Nov. 3rd, 2009

teddywolf: (Default)
It was either September or October that I heard about life insurance securitization. In short: a company pays you cash for your life insurance policy, based on your actuarial chances of staying alive and the type of policy (whole, variable, term) - a fraction of a dollar on the dollar. They assume the payments, you get a smaller lump sum than the face value. They then bundle these together with other purchased life insurance policies and sold as securities, much like we just saw for mortgages. I think this is a particularly horrid idea.
There are a couple of problems with this. First, there is moral hazard. If, as a completely hypothetical example, I have paid you $40k for your $100k life insurance policy, well, I would prefer you die sooner than later. Talk about morally repugnant! Even if I am a fine and morally upstanding citizen who would never harbor any hint of wanting people to die before their time it still means I am betting on you dying. Feh! Admittedly securitizing this could mean less of an interest in you specifically, but its still pretty nasty.
Second, whoever has purchased your policy from you also has a vested interest in your health, in a very literal sense. Unless I am seriously mistaken this means they have access to any and all of your health records. Now picture somebody buying a security that has a slice of a fraction of hundreds or thousands of health records. Suddenly they too have a vested interest, writ on a multitudinous scale. We have privacy rules for a reason, among other things so your employer can't try to mess with you because of your health.

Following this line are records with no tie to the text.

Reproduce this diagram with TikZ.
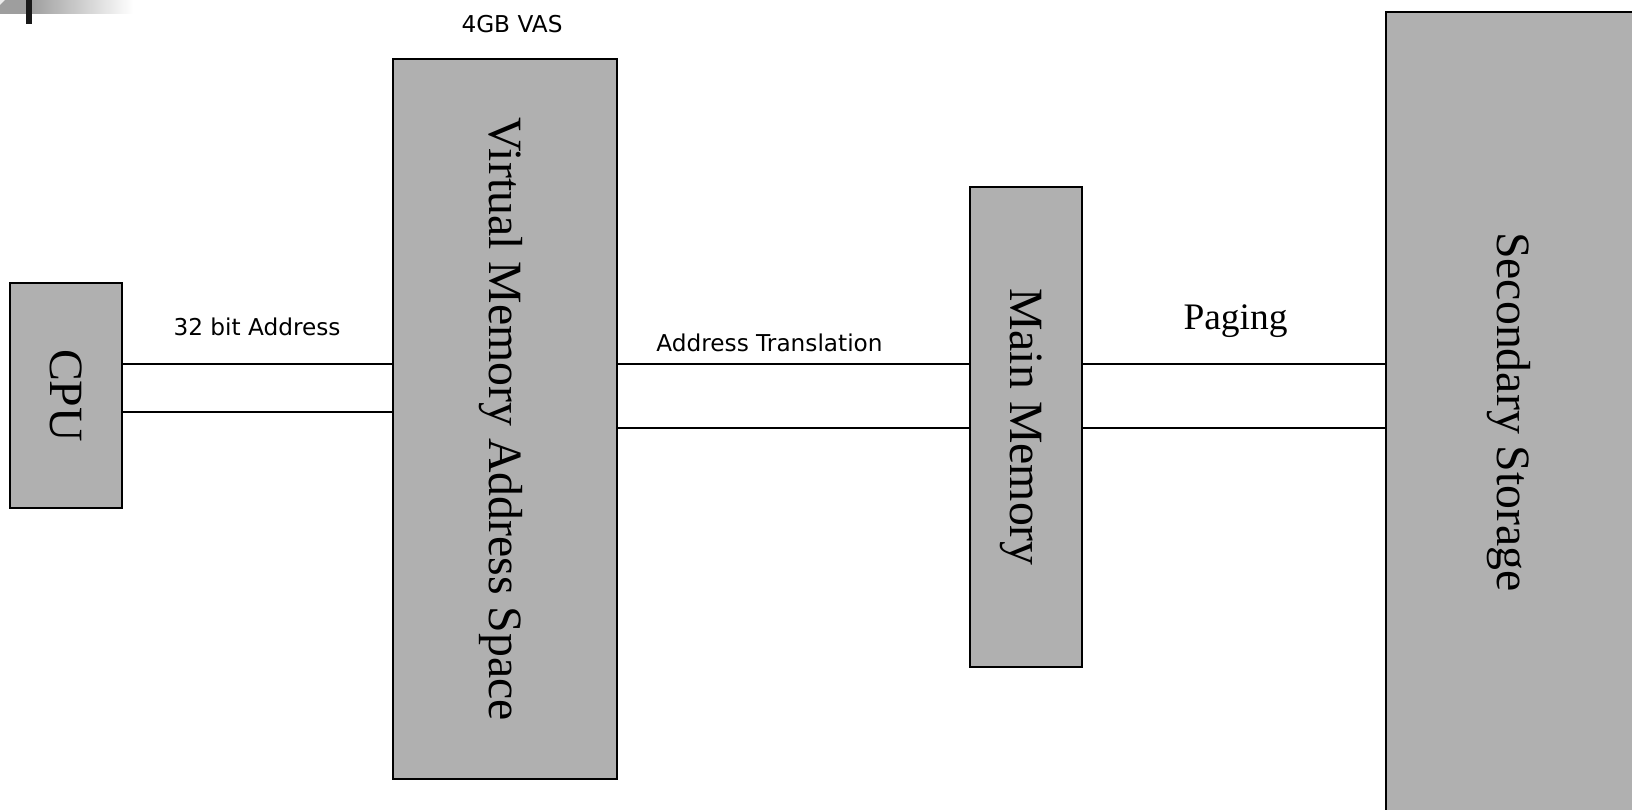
\documentclass[tikz,border=0pt]{standalone}
\usepackage{fontspec}
\setmainfont{Liberation Serif}
\newfontfamily\labelsans{DejaVu Sans}
\definecolor{boxgray}{RGB}{176,176,176}
\definecolor{bandgray}{RGB}{158,158,158}
\begin{document}
\begin{tikzpicture}[x=0.02cm,y=-0.02cm,
  unit/.style={draw=black, line width=1.3pt, fill=boxgray, inner sep=0pt, outer sep=0pt},
  vtext/.style={rotate=-90, inner sep=0pt, font=\fontsize{27.2}{30}\selectfont,
                text height=18pt, text depth=0pt},
  bus/.style={line width=0.95pt},
  buslabel/.style={anchor=base, inner sep=0pt, font=\labelsans\fontsize{13.2}{15}\selectfont},
  pagelabel/.style={anchor=base, inner sep=0pt, font=\fontsize{21.3}{24}\selectfont},
]
\useasboundingbox (0,0) rectangle (1632,810);

% slide header band
\fill[bandgray] (0,0) rectangle (30,14);
\shade[left color=bandgray, right color=white] (30,0) rectangle (133,14);
\fill[white!85!gray] (0,0) -- (5,0) -- (0,5) -- cycle;
\fill[black!90] (26,0) rectangle (32,24);

% memory hierarchy blocks
\node[unit, minimum width=2.24cm, minimum height=4.5cm] (cpu) at (66,395.5) {};
\node[unit, minimum width=4.48cm, minimum height=14.4cm] (vas) at (505,419) {};
\node[unit, minimum width=2.24cm, minimum height=9.6cm] (mm) at (1026,427) {};
\node[unit, minimum width=5.08cm, minimum height=16cm] (ss) at (1513,412) {};

\node[vtext] (cputxt) at (cpu.center) {CPU};
\node[vtext] (vastxt) at (vas.center) {Virtual Memory Address Space};
\node[vtext] (mmtxt) at (mm.center) {Main Memory};
\node[vtext] (sstxt) at (ss.center) {Secondary Storage};

% buses between the blocks
\draw[bus] (cpu.east |- 0,364) -- (vas.west |- 0,364);
\draw[bus] (cpu.east |- 0,412) -- (vas.west |- 0,412);
\draw[bus] (vas.east |- 0,364) -- (mm.west |- 0,364);
\draw[bus] (vas.east |- 0,428) -- (mm.west |- 0,428);
\draw[bus] (mm.east |- 0,364) -- (ss.west |- 0,364);
\draw[bus] (mm.east |- 0,428) -- (ss.west |- 0,428);

% labels
\node[buslabel] (lblvas) at (512,33) {4GB VAS};
\node[buslabel] (lbladdr) at (257,336) {32 bit Address};
\node[buslabel] (lbltrans) at (769.5,351.7) {Address Translation};
\node[pagelabel] (lblpage) at (1235.5,330) {Paging};
\end{tikzpicture}
\end{document}
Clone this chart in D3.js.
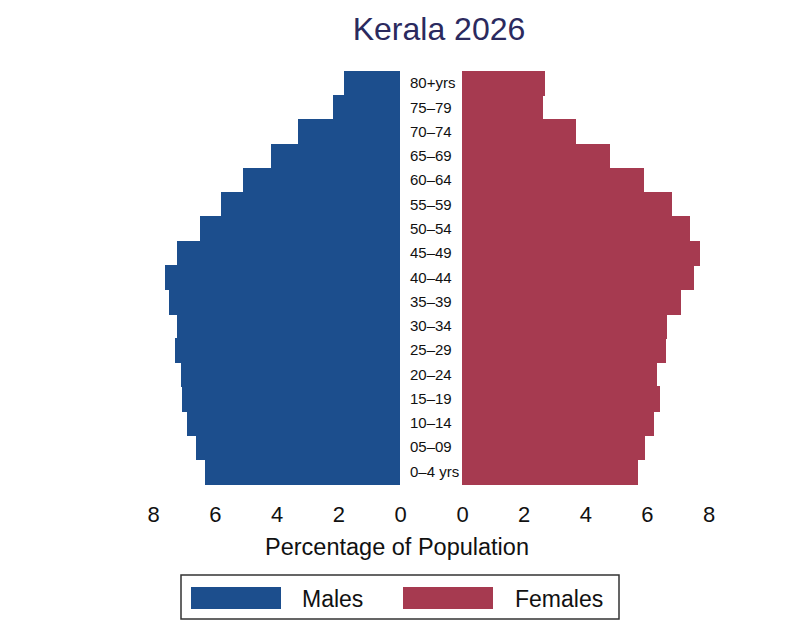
<!DOCTYPE html>
<html>

<head>
  <meta charset="utf-8">
  <title>Kerala 2026</title>
  <style>
    * {
      padding: 0;
      margin: 0;
    }

    body {
      background: #fff;
      font-family: "Liberation Sans", Arial, Helvetica, sans-serif;
    }

    .axis text {
      font-size: 22px;
      fill: #111;
    }

    .bar {
      shape-rendering: crispEdges;
    }
  </style>
</head>

<body>
  <svg id="svg"></svg>
  <script src="https://cdnjs.cloudflare.com/ajax/libs/d3/7.8.5/d3.min.js"></script>
  <script>
    // age groups, youngest first (bottom of the pyramid)
    const ageGroups = ['0–4 yrs', '05–09', '10–14', '15–19', '20–24', '25–29', '30–34', '35–39',
      '40–44', '45–49', '50–54', '55–59', '60–64', '65–69', '70–74', '75–79', '80+yrs'];
    const males = [6.31, 6.60, 6.90, 7.07, 7.10, 7.30, 7.23, 7.49, 7.60, 7.21, 6.47, 5.79, 5.09, 4.18, 3.29, 2.18, 1.81];
    const females = [5.71, 5.93, 6.22, 6.42, 6.33, 6.62, 6.65, 7.12, 7.52, 7.74, 7.41, 6.82, 5.92, 4.81, 3.70, 2.62, 2.70];
    const tickValues = [0, 2, 4, 6, 8];
    const seriesNames = ['Males', 'Females'];

    const dim = { width: 798, height: 621, top: 70.7, bottom: 483.5 };
    const colors = { Males: '#1c4e8d', Females: '#a63a50' };

    const svg = d3.select('#svg').attr('width', dim.width).attr('height', dim.height);

    const xMale = d3.scaleLinear().domain([8, 0]).range([153, 400]);
    const xFemale = d3.scaleLinear().domain([0, 8]).range([462, 708.5]);
    const y = d3.scaleBand().domain(ageGroups.slice().reverse()).range([dim.top, dim.bottom]).padding(0);

    // title
    svg.append('text')
      .attr('x', 439)
      .attr('y', 40)
      .attr('text-anchor', 'middle')
      .style('font-size', '32px')
      .style('fill', '#2b2a5e')
      .text('Kerala 2026');

    // bars (slight overlap so rows don't leave seams)
    svg.append('g')
      .selectAll('rect')
      .data(ageGroups.map((a, i) => ({ age: a, v: males[i] })))
      .enter()
      .append('rect')
      .attr('class', 'bar')
      .attr('x', d => xMale(d.v))
      .attr('y', d => y(d.age))
      .attr('width', d => xMale(0) - xMale(d.v))
      .attr('height', y.bandwidth() + 1)
      .style('fill', colors.Males);

    svg.append('g')
      .selectAll('rect')
      .data(ageGroups.map((a, i) => ({ age: a, v: females[i] })))
      .enter()
      .append('rect')
      .attr('class', 'bar')
      .attr('x', xFemale(0))
      .attr('y', d => y(d.age))
      .attr('width', d => xFemale(d.v) - xFemale(0))
      .attr('height', y.bandwidth() + 1)
      .style('fill', colors.Females);

    // age labels in the middle gap
    svg.append('g')
      .selectAll('text')
      .data(ageGroups)
      .enter()
      .append('text')
      .attr('x', 410)
      .attr('y', d => y(d) + y.bandwidth() / 2)
      .attr('dy', '0.36em')
      .style('font-size', '15px')
      .style('fill', '#111')
      .text(d => d);

    // x axes
    const axisY = 483.5;
    [xMale, xFemale].forEach(sc => {
      const g = svg.append('g')
        .attr('class', 'axis')
        .attr('transform', `translate(0, ${axisY})`)
        .call(d3.axisBottom(sc).tickValues(tickValues).tickSize(0).tickPadding(22.5).tickFormat(d3.format('d')));
      g.select('.domain').remove();
      g.selectAll('text').style('font-family', 'inherit');
    });

    svg.append('text')
      .attr('x', 397)
      .attr('y', 555)
      .attr('text-anchor', 'middle')
      .style('font-size', '23.5px')
      .style('fill', '#111')
      .text('Percentage of Population');

    // legend
    const legend = svg.append('g').attr('id', 'legend');
    legend.append('rect')
      .attr('x', 181)
      .attr('y', 575)
      .attr('width', 438)
      .attr('height', 44)
      .style('fill', '#fff')
      .style('stroke', '#333')
      .style('stroke-width', 1.5);

    const legendPos = { Males: { sw: 191, tx: 302 }, Females: { sw: 403, tx: 515 } };
    seriesNames.forEach(name => {
      legend.append('rect')
        .attr('x', legendPos[name].sw)
        .attr('y', 587)
        .attr('width', 90)
        .attr('height', 22)
        .style('fill', colors[name]);
      legend.append('text')
        .attr('x', legendPos[name].tx)
        .attr('y', 606.5)
        .style('font-size', '23px')
        .style('fill', '#111')
        .text(name);
    });
  </script>

</body>

</html>
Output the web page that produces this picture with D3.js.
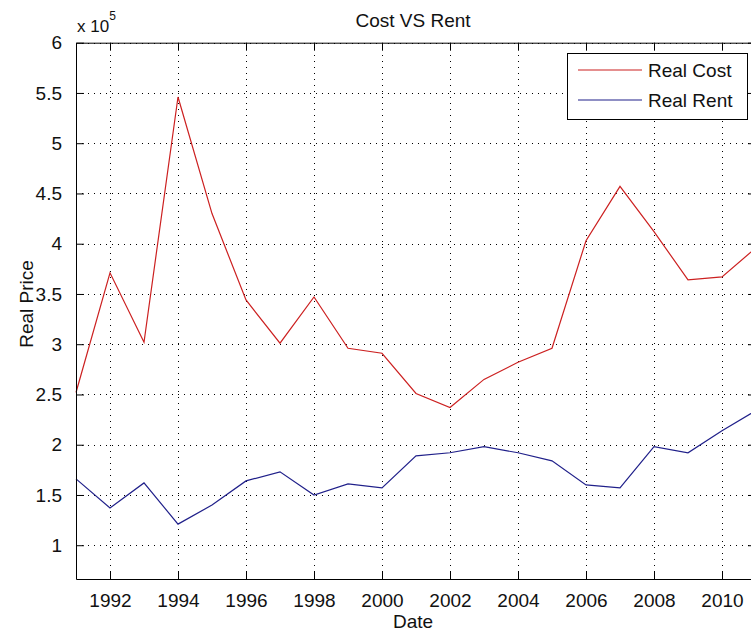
<!DOCTYPE html>
<html>
<head>
<meta charset="utf-8">
<script src="https://cdn.jsdelivr.net/npm/d3@7"></script>
<style>
  body { margin: 0; background: #fff; }
  text { font-family: "Liberation Sans", Arial, sans-serif; fill: #111; }
</style>
</head>
<body>
<div id="chart"></div>
<script>
// data, in units of 10^5
const years = [1991,1992,1993,1994,1995,1996,1997,1998,1999,2000,2001,2002,2003,2004,2005,2006,2007,2008,2009,2010,2011];
const realCost = [2.52,3.71,3.02,5.46,4.30,3.44,3.01,3.47,2.96,2.91,2.51,2.37,2.65,2.82,2.96,4.03,4.57,4.12,3.64,3.67,3.96];
const realRent = [1.66,1.37,1.62,1.21,1.40,1.64,1.73,1.50,1.61,1.57,1.89,1.92,1.98,1.92,1.84,1.60,1.57,1.98,1.92,2.14,2.34];
const xTicks = [1992,1994,1996,1998,2000,2002,2004,2006,2008,2010];
const yTicks = [1,1.5,2,2.5,3,3.5,4,4.5,5,5.5,6];
const seriesNames = ["Real Cost", "Real Rent"];
const seriesColors = ["#cc2020", "#20208a"];

const W = 751, H = 635;
const plot = {left: 76, right: 756, top: 42.7, bottom: 579};
const tickLen = 8;

const svg = d3.select("#chart").append("svg")
    .attr("width", W).attr("height", H)
    .style("display", "block");

const x = d3.scaleLinear().domain([1991, 2011]).range([plot.left, plot.right]);
const y = d3.scaleLinear().domain([0.664, 6]).range([plot.bottom, plot.top]);

// grid
const grid = svg.append("g")
    .attr("stroke", "#000").attr("stroke-width", 1)
    .attr("stroke-dasharray", "1,5").attr("shape-rendering", "crispEdges");
grid.selectAll(".vg").data(xTicks).enter().append("line")
    .attr("x1", d => Math.round(x(d)) + 0.5).attr("x2", d => Math.round(x(d)) + 0.5)
    .attr("y1", plot.top).attr("y2", plot.bottom);
grid.selectAll(".hg").data(yTicks).enter().append("line")
    .attr("x1", plot.left).attr("x2", plot.right)
    .attr("y1", d => Math.round(y(d)) + 0.5).attr("y2", d => Math.round(y(d)) + 0.5);

// series
const line = d3.line().x((d, i) => x(years[i])).y(d => y(d));
[realCost, realRent].forEach((s, k) => {
  svg.append("path").datum(s)
    .attr("d", line)
    .attr("fill", "none")
    .attr("stroke", seriesColors[k])
    .attr("stroke-width", 1.2);
});

// axes (ticks inward on all four sides)
const bottomAxis = d3.axisBottom(x).tickValues(xTicks).tickFormat(d3.format("d"))
    .tickSizeInner(-tickLen).tickSizeOuter(0).tickPadding(tickLen + 7);
const topAxis = d3.axisTop(x).tickValues(xTicks).tickFormat("")
    .tickSizeInner(-tickLen).tickSizeOuter(0);
const leftAxis = d3.axisLeft(y).tickValues(yTicks).tickFormat(d => String(d))
    .tickSizeInner(-tickLen).tickSizeOuter(0).tickPadding(tickLen + 6);
const rightAxis = d3.axisRight(y).tickValues(yTicks).tickFormat("")
    .tickSizeInner(-tickLen).tickSizeOuter(0);

function styleAxis(g) {
  g.select(".domain").attr("stroke", "#000");
  g.selectAll(".tick line").attr("stroke", "#000");
  g.selectAll("text").style("font-size", "19px")
    .style("font-family", "'Liberation Sans', Arial, sans-serif").attr("fill", "#111");
}
svg.append("g").attr("transform", `translate(0,${plot.bottom})`).call(bottomAxis).call(styleAxis);
svg.append("g").attr("transform", `translate(0,${plot.top})`).call(topAxis).call(styleAxis);
svg.append("g").attr("transform", `translate(${plot.left},0)`).call(leftAxis).call(styleAxis);
svg.append("g").attr("transform", `translate(${plot.right},0)`).call(rightAxis).call(styleAxis);

// exponent label
const ex = svg.append("text").attr("x", plot.left + 1).attr("y", 32).style("font-size", "17px");
ex.append("tspan").text("x 10");
ex.append("tspan").attr("dy", -12).style("font-size", "12px").text("5");

// titles
svg.append("text").attr("x", 413).attr("y", 27).attr("text-anchor", "middle")
    .style("font-size", "19px").text("Cost VS Rent");
svg.append("text").attr("x", 413).attr("y", 628).attr("text-anchor", "middle")
    .style("font-size", "19px").text("Date");
svg.append("text").attr("transform", "translate(33,304) rotate(-90)")
    .attr("text-anchor", "middle").style("font-size", "19px").text("Real Price");

// legend
const lg = {x: 567, y: 53, w: 180, h: 66};
const legend = svg.append("g");
legend.append("rect").attr("x", lg.x + 0.5).attr("y", lg.y + 0.5)
    .attr("width", lg.w).attr("height", lg.h)
    .attr("fill", "#fff").attr("stroke", "#000");
seriesNames.forEach((name, i) => {
  const cy = lg.y + 17 + i * 30;
  legend.append("line").attr("x1", lg.x + 11).attr("x2", lg.x + 75)
      .attr("y1", cy).attr("y2", cy)
      .attr("stroke", seriesColors[i]).attr("stroke-width", 1.2);
  legend.append("text").attr("x", lg.x + 81).attr("y", cy + 7)
      .style("font-size", "19px").text(name);
});
</script>
</body>
</html>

In other news, apparently secrecy in the War on (some) Terror decried by Senator Obama is more than acceptable to President Obama, even when it's no secret and its about a mistake. Mr. President, why not run with your own policy before you became President and not Bush's? I mean, didn't this man suffer enough? Canada admitted it made a mistake, apologized publicly, publicized the list of mistakes and paid over $11M (Canadian) in an attempt to make whole. We should not say that National Security is more important than holding government accountable. National Security is not supposed to be a trump card, especially not over our Constitution.
Isn't government supposed to be accountable to, say, its citizens? And its treaty partners? Are we supposed to simply trust when there is literally no accountability whatsoever? We had enough of that in the Bush years. End it, please.

On the fluffernuttier side, the national GOP no longer seems to want moderates in the GOP - at least not when running for office. Astroturf, anybody? They seem to be saying that if they appeal to fewer people they will get more votes. Yanno, so long as the GOP aren't starting bloody rebellion I'm OK with them doing this - mainly because they would really hate being in a community with me.
The GOP really does seem to be suffering from MPD, badly. They don't want government to do anything, like regulate business, except when they want government to solve everything, like save a business. They don't want government to give things to other people, like health care, but go livid when government might take away something they've been given from government, like Medicare. They don't want government to spend large sums of money, like hurricane relief, except when that money goes to their big donors, like KBR.
They also talk a lot about the Constitution without apparently having read it very well. I mean, they talk a lot about Liberty and Defense but then skip the little item right between the two in the Preamble. What do they think "promote the general welfare" means, anyways? Common Defence never used to mean municipal police and fire departments; it does now. General Welfare didn't mean health care for all back in the 18th century, but it really has changed over the years.

On the lighter though savage political side: The Onion laments the continuing life of Glenn Beck. NSFW, bad language, funny if you don't like Mr. Beck - and I really don't like him. No, I don't actually wish him ill.